As it was getting dark, we drove through Salisbury (singing Peter Gabriels song Solsbury Hill. We since realised that this is not where he was singing about - hence the different spelling) then, Bath and Bristol. Adam and Meaghan were driving towards Cardiff in their own little Silver Citroen at the same time, though they managed to cover few more km's than us and managed to get run off the road by other drivers! It was getting late, we were tired and had nowhere to sleep. We found a cool little coach-inn called The Three Salmon which had a room for us, and there we stayed for the night (and the complimentary brekfast) until it was again time to hit the road.


We arrived in Cardiff at around mid-morning and after driving down a closed street and being "cautioned" by the police, managed to find a car park quite close to Millenium Stadium where we would be in a few hours time. We saw the Wallabies leaving their hotel as we were coming into town, and started to get excited about the prospect of watching them beat Wales in the Rugby surrounded by other Aussies who had travelled from various places to see it. Cardiff was FULL of Aussies. There is nothing quite like being surrounded by so much green and gold miles from home and all there to cheer on fellow Aussies at a huge stadium. We donned green and gold, Aussie & Boxing Kangaroo Flags and even some face paint before heading to the stadium.




What can I say about the Game? There was so much green and gold, so many people, so much good singing (okay... that was the Welsh, not us.....) and it was a very cool game to see. During the half time break - it was interesting to note that the sound system belted out "Delilah" by Tom Jones to lift the Welsh Spirits and what did we get?...... AC/DC "Long Way to The Top. Noice.


Australia beat Wales by a decent margin however there were some real edge of the seat moments, and the Welsh played with some fierce determination. It was a great feeling to see the Wallabies doing a lap of victory and wave to all of the Aussies that had come out to see them win. This was AWESOME and it was great to have been part of it.



So, the game was over and we came to the very quick realisation that none of us (Adam & Megs or Stephen and I) had anywhere to sleep. We called around hotels/motels/campsites/hostels, drove to Bath, called around again - with no luck). We ended up out in the sticks eating fish and chips and eventually found a cheap hotel that furnish us with two rooms. Nice.

The next morning we headed back to Bath for breakfast and to have a look around. Bath is a very pretty city with a lot to look at, however we stayed only a few hours after Adam and Meaghan said goodbye (again.... which was hard) and headed off again to continue their adventure. Stephen and I looked at the Roman Baths, purchased some tasty-but-expensive toffee and headed back towards London. It took us under 1.5 Hours to drive in total from Cardiff to London (excluding stops) which we were amazed at! What a trip.

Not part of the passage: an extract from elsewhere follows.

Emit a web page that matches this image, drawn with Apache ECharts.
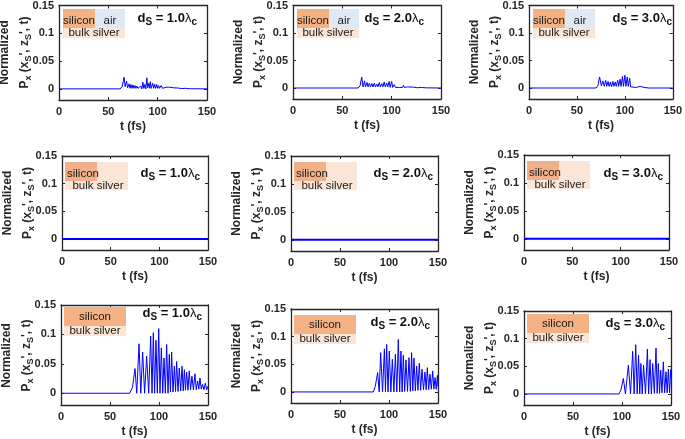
<!DOCTYPE html>
<html><head><meta charset="utf-8">
<script src="https://cdn.jsdelivr.net/npm/echarts@6/dist/echarts.min.js"></script>
<style>html,body{margin:0;padding:0;background:#fff}#c{width:685px;height:439px}</style>
</head><body><div id="c"></div>
<script>
// ---------- data ----------
const xTicks = [0, 50, 100, 150];
const yTicks = [0, 0.05, 0.1, 0.15];
const xTitle = 't (fs)';
const dsValues = ['1.0', '2.0', '3.0'];

// row 1 : silicon / air / bulk silver
const r1c1 = [[0,0],[62,0],[64,0.004],[66,0.021],[67,0.004],[68.5,0.014],[69.5,0.002],[71,0.009],[72,0.001],[73,0.008],[74,0.001],[75,0.007],[76,0.001],[77,0.006],[78,0.001],[79,0.005],[80,0.001],[81,0.004],[82,0.001],[83,0.005],[84,0],[85,0.012],[86,0.001],[87,0.008],[88,0],[89,0.02],[90,0.002],[91,0.01],[92,0.001],[92.5,0.013],[93.5,0.001],[95,0.01],[96,0.001],[97,0.008],[98,0.001],[99,0.008],[100,0.001],[101,0.006],[102,0.001],[103.5,0.006],[105,0.001],[106,0.004],[107,0.001],[108.5,0.003],[110,0.001],[112,0.003],[114,0.001],[116,0.002],[118,0.0005],[121,0.0015],[124,0.0005],[128,0.001],[132,0.0003],[150,0]];
const r1c2 = [[0,0],[66,0],[68,0.004],[69.6,0.02],[71,0.002],[72.5,0.013],[73.5,0.002],[75,0.01],[76,0.002],[77.5,0.009],[78.5,0.002],[80,0.008],[81,0.002],[82.5,0.009],[83.5,0.002],[85,0.007],[86,0.002],[87.5,0.01],[88.5,0.002],[90,0.008],[91,0.002],[92.5,0.011],[93.5,0.002],[95,0.009],[96,0.002],[97.5,0.012],[98.5,0.001],[100,0.012],[101,0.001],[102.5,0.006],[104,0.001],[106,0.004],[108,0.001],[110,0.003],[111,0.001],[112,0.005],[113,0.001],[116,0.002],[118,0.0005],[122,0.0015],[126,0.0005],[130,0.001],[135,0.0003],[150,0]];
const r1c3 = [[0,0],[70,0],[72,0.005],[73.6,0.02],[75.5,0.004],[77,0.013],[78.5,0.003],[80,0.014],[81,0.003],[82.5,0.012],[83.5,0.003],[85,0.011],[86,0.002],[87.5,0.012],[88.5,0.003],[90,0.011],[91,0.003],[92.5,0.014],[93.5,0.003],[95,0.016],[96,0.003],[97.5,0.021],[98.5,0.003],[100,0.023],[101,0.003],[102.5,0.02],[103.5,0.003],[105,0.018],[106,0.002],[107,0.004],[108,0],[112,0.001],[114,0],[116,0.003],[117.5,0],[120,0.001],[125,0],[150,0]];
// row 2 : silicon / bulk silver (flat)
const r2c1 = [[0,0],[150,0]];
const r2c2 = [[0,0],[150,0]];
const r2c3 = [[0,0],[150,0]];
// row 3 : silicon / bulk silver
const r3c1 = [[0,0],[70,0],[73,0.01],[75.5,0.042],[77.3,0],[79.6,0.084],[81.4,0],[83.3,0.07],[85.3,0],[87.4,0.063],[89.5,0],[91.5,0.097],[92.9,0],[94.2,0.103],[95.5,0],[96.9,0.09],[98.3,0],[99.7,0.11],[101,0],[102.4,0.077],[103.8,0],[105.1,0.06],[106.5,0],[107.8,0.083],[109.2,0],[110.5,0.066],[111.7,0.002],[112.9,0.07],[114.3,0.002],[115.7,0.046],[116.9,0.003],[118,0.054],[119.4,0.003],[120.7,0.043],[122.1,0.004],[123.5,0.046],[124.7,0.004],[125.9,0.04],[127,0.005],[128.2,0.036],[129.5,0.005],[130.9,0.038],[132.2,0.006],[133.6,0.029],[135.1,0.006],[136.7,0.033],[138,0.006],[139.4,0.021],[140.6,0.007],[141.8,0.026],[143.1,0.007],[144.5,0.015],[145.9,0.006],[147.3,0.017],[148.6,0.006],[150,0.012]];
const r3c2 = [[0,0],[84,0],[86,0.01],[88.4,0.035],[90,0],[91.5,0.071],[93.4,0],[95.3,0.078],[96.4,0],[97.6,0.086],[99,0],[100.3,0.074],[101.9,0],[103.4,0.059],[105,0],[106.5,0.068],[108,0],[109.5,0.095],[110.9,0],[112.2,0.074],[113.4,0],[114.6,0.066],[116,0.001],[117.3,0.058],[118.9,0.001],[120.4,0.062],[121.8,0.001],[123.1,0.071],[124.3,0.002],[125.5,0.061],[126.9,0.002],[128.2,0.047],[129.5,0.003],[130.9,0.052],[132.3,0.003],[133.7,0.041],[135.2,0.004],[136.7,0.036],[137.9,0.004],[139.1,0.044],[140.5,0.004],[141.8,0.032],[143.2,0.005],[144.6,0.038],[145.8,0.005],[147,0.026],[148.2,0.005],[149.4,0.03],[150,0.01]];
const r3c3 = [[0,0],[97,0],[99,0.008],[101.4,0.028],[103.5,0],[106.5,0.052],[108.7,0],[110.9,0.077],[112.4,0],[114,0.089],[115.5,0],[116.9,0.07],[118.1,0],[119.3,0.055],[120.6,0],[122,0.052],[124,0],[125.9,0.081],[127.2,0],[128.6,0.062],[130,0],[131.3,0.055],[133,0.001],[134.7,0.083],[135.9,0.001],[137.1,0.055],[138.3,0.001],[139.5,0.043],[140.8,0.002],[142.2,0.058],[143.5,0.002],[144.9,0.04],[146.1,0.002],[147.3,0.045],[148.5,0.002],[149.7,0.044],[150,0.03]];

const seriesData = [r1c1, r1c2, r1c3, r2c1, r2c2, r2c3, r3c1, r3c2, r3c3];

// ---------- layout ----------
// [left, top, right, bottom] plot boxes in px
const boxes = [
  [59,5,207,100],[293,5,441,99],[529,5,677,99],
  [62,156,208,250],[291,156,438,251],[524,155,669,250],
  [61,305,208,406],[291,309,438,403],[524,311,671,405]
];
// d_S label anchor (right x, center y)
const dsPos = [[197,18],[424,18],[672,18],[200,173],[433,173],[663,173],[202,313],[430,322],[665,323]];

const FONT = '"Liberation Sans", Arial, sans-serif';
const AX = '#262626';
const C_OR = '#F4B183', C_BL = '#DDEAF6', C_PE = '#FBE5D6';

const grids = [], xAxes = [], yAxes = [], series = [], graphics = [];

function rect(x, y, w, h, fill) {
  graphics.push({type:'rect', shape:{x, y, width:w, height:h}, style:{fill}, z:5, silent:true});
}
function txt(x, y, s, opts) {
  graphics.push(Object.assign({type:'text', x, y, z:6, silent:true,
    style:Object.assign({text:s, font:'11.5px ' + FONT, fill:'#1a1a1a', align:'center', verticalAlign:'middle'}, opts||{})}));
}

boxes.forEach((b, i) => {
  const [l, t, r, bt] = b;
  const row = Math.floor(i / 3), col = i % 3;
  grids.push({left:l, top:t, width:r-l, height:bt-t, containLabel:false});
  const axLine = {show:true, onZero:false, lineStyle:{color:AX, width:1.3}};
  const tick = {show:true, inside:true, length:3, lineStyle:{color:AX, width:1}};
  const lab = {color:AX, fontFamily:FONT, fontWeight:'bold', fontSize:11};
  xAxes.push({gridIndex:i, type:'value', min:0, max:150, interval:50, position:'bottom',
    axisLine:axLine, axisTick:tick, splitLine:{show:false},
    axisLabel:Object.assign({margin:6, customValues:xTicks}, lab),
    name:xTitle, nameLocation:'middle', nameGap:21,
    nameTextStyle:{color:AX, fontFamily:FONT, fontWeight:'bold', fontSize:12}});
  xAxes.push({gridIndex:i, type:'value', min:0, max:150, interval:50, position:'top',
    axisLine:axLine, axisTick:tick, axisLabel:{show:false}, splitLine:{show:false}});
  yAxes.push({gridIndex:i, type:'value', min:-0.02, max:0.15, position:'left',
    axisLine:axLine, axisTick:Object.assign({customValues:yTicks}, tick), splitLine:{show:false},
    axisLabel:Object.assign({margin:5, customValues:yTicks, formatter: v => String(+v.toFixed(2))}, lab)});
  yAxes.push({gridIndex:i, type:'value', min:-0.02, max:0.15, position:'right',
    axisLine:axLine, axisTick:Object.assign({customValues:yTicks}, tick), axisLabel:{show:false}, splitLine:{show:false}});
  series.push({type:'line', xAxisIndex:2*i, yAxisIndex:2*i, data:seriesData[i], showSymbol:false,
    lineStyle:{color:'#0000FF', width: row === 1 ? 2 : 1}, clip:true, animation:false});

  // legend-like boxes
  if (row === 0) {
    rect(l+4, t+4, 32, 19, C_OR);
    rect(l+36, t+4, 30, 19, C_BL);
    rect(l+4, t+23, 62, 10, C_PE);
    txt(l+20, t+15.5, 'silicon');
    txt(l+51, t+15.5, 'air');
    txt(l+35, t+27.5, 'bulk silver');
  } else if (row === 1) {
    rect(l+3, t+6, 63, 28, C_PE);
    rect(l+3, t+6, 32, 19, '#F2B08A');
    txt(l+5, t+18, 'silicon', {align:'left'});
    txt(l+36, t+30, 'bulk silver');
  } else {
    const oy = col === 0 ? 2 : (col === 1 ? 6 : 3);
    rect(l+3, t+oy, 62, 19, C_OR);
    rect(l+3, t+oy+19, 62, 10, C_PE);
    txt(l+34, t+oy+10, 'silicon');
    txt(l+34, t+oy+24, 'bulk silver');
  }

  // d_S label
  graphics.push({type:'text', x:dsPos[i][0], y:dsPos[i][1], z:6, silent:true,
    style:{text:'{b|d}{s|S}{b| = ' + dsValues[col] + '}{l|λ}{s|c}', align:'right', verticalAlign:'middle',
      rich:{
        b:{font:'bold 13px ' + FONT, fill:'#111', lineHeight:18},
        s:{font:'bold 10px ' + FONT, fill:'#111', lineHeight:10, verticalAlign:'bottom'},
        l:{font:'13px ' + FONT, fill:'#111', lineHeight:18}
      }}});

  // y-axis title (two lines, rotated)
  const cy = (t + bt) / 2;
  graphics.push({type:'text', x:l-54, y:cy, rotation:Math.PI/2, z:6, silent:true,
    style:{text:'Normalized', font:'bold 12px ' + FONT, fill:AX, align:'center', verticalAlign:'middle'}});
  graphics.push({type:'text', x:l-34, y:cy, rotation:Math.PI/2, z:6, silent:true,
    style:{text:'{b|P}{s|x}{b| (x}{s|S}{b|\', z}{s|S}{b|\', t)}', align:'center', verticalAlign:'middle',
      rich:{
        b:{font:'bold 12px ' + FONT, fill:AX, lineHeight:16},
        s:{font:'bold 9px ' + FONT, fill:AX, lineHeight:9, verticalAlign:'bottom'}
      }}});
});

const chart = echarts.init(document.getElementById('c'), null, {renderer:'canvas'});
chart.setOption({
  animation:false,
  backgroundColor:'#fff',
  grid:grids, xAxis:xAxes, yAxis:yAxes, series:series, graphic:graphics
});
</script></body></html>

NB: I did return the car to the Europcar Office on a Monday morning before work - driving in Central London in Peak Hour - without a scratch, dent or a missed turn! Not a bad effort!?

Jen xxx

Posted by StephenJen 06:05 Archived in United Kingdom Tagged events Comments (1)

Le Tour - Part Two

Dunkirk to Gent

semi-overcast -17 °C

We woke early on Monday morning and packed up camp. Now it’s important to note here that Jen and I purchased an excellent tent, which is produced by Quecha. It has a permanent frame, which is able to be packed down to a reasonably small size, and weighs only 1.5kg. This means you can, essentially, take it out of its bag … shake it a little… and it sits fully set up needing only to be pegged down. Fantastic! Perfect for someone like me. The instructions state that it can be setup in just 2 seconds… and it can. The instructions also state that it can be packed away in only 20 seconds. Suffice it to say that after a somewhat protracted period of folding, bending, pushing and squashing bits it was in its bag again. This was to be an on-going challenge for us and, as we observed throughout the trip, so too for many other campers following the tour. Anyway more on that later…

We drove down to the port at Dover and, after purchasing and fitting some headlight deflectors, we boarded the ferry and were on our way across the channel to Dunkirk. The previous evening had been a little cloudy however today the bright morning sun was shining on the cliffs and they certainly lived up to their name. We imagined the relief those young soldiers must have had upon spotting them in the distance and knowing they were soon to be back on home soil again. We took the mandatory snaps from the deck before settling in for a coffee at one of the lounge bars. The trip was over in a couple of hours and we were through customs and on the road… in France! Now we felt like the trip had truly commenced. Adam was at the wheel and had no problem in converting to life on the other side. I assume it was due to the time he spent in Sydney. We let out a collective “woooo”, exchanged high fives and we were on the road.

We would only be in France for a short while. From Dunkirk we headed across the northern tip of France to the Belgian border and about 150km further East to a town named Gent.

On route we stopped at Ieper and then walked further along the route to see the race pass at a little town named Boezinge,



Our spot

The Peleton passing

Boezinge Statue

pronounced Boo-zing-err which seemed somehow apt for Australians, then drove to Villiers-Brettoneaux. This is a place of enormous significance for Australians as a great many of our soldiers lay at rest there.



The area owes a great deal to the young men of the Allied forces who fought to protect the town. We visited the Franco - Australian museum which housed memorabilia including items donated by a Mt Eliza family. It underlined the link between this small town on the other side of the planet and a place so close to those at home.

We travelled a few kilometers to the allied war memorial before continuing to the finish line in Gent. Appropriately, Australian rider Robbie McKeon won the stage. We battled the massive crowd to catch a glimpse, and a few snaps, of him before searching for a place to camp. We eventually found a campsite in emmerang, or something like that, donned the Gilligan style promotional Skoda hats thrown to us from the carnival cars, had dinner and turned in.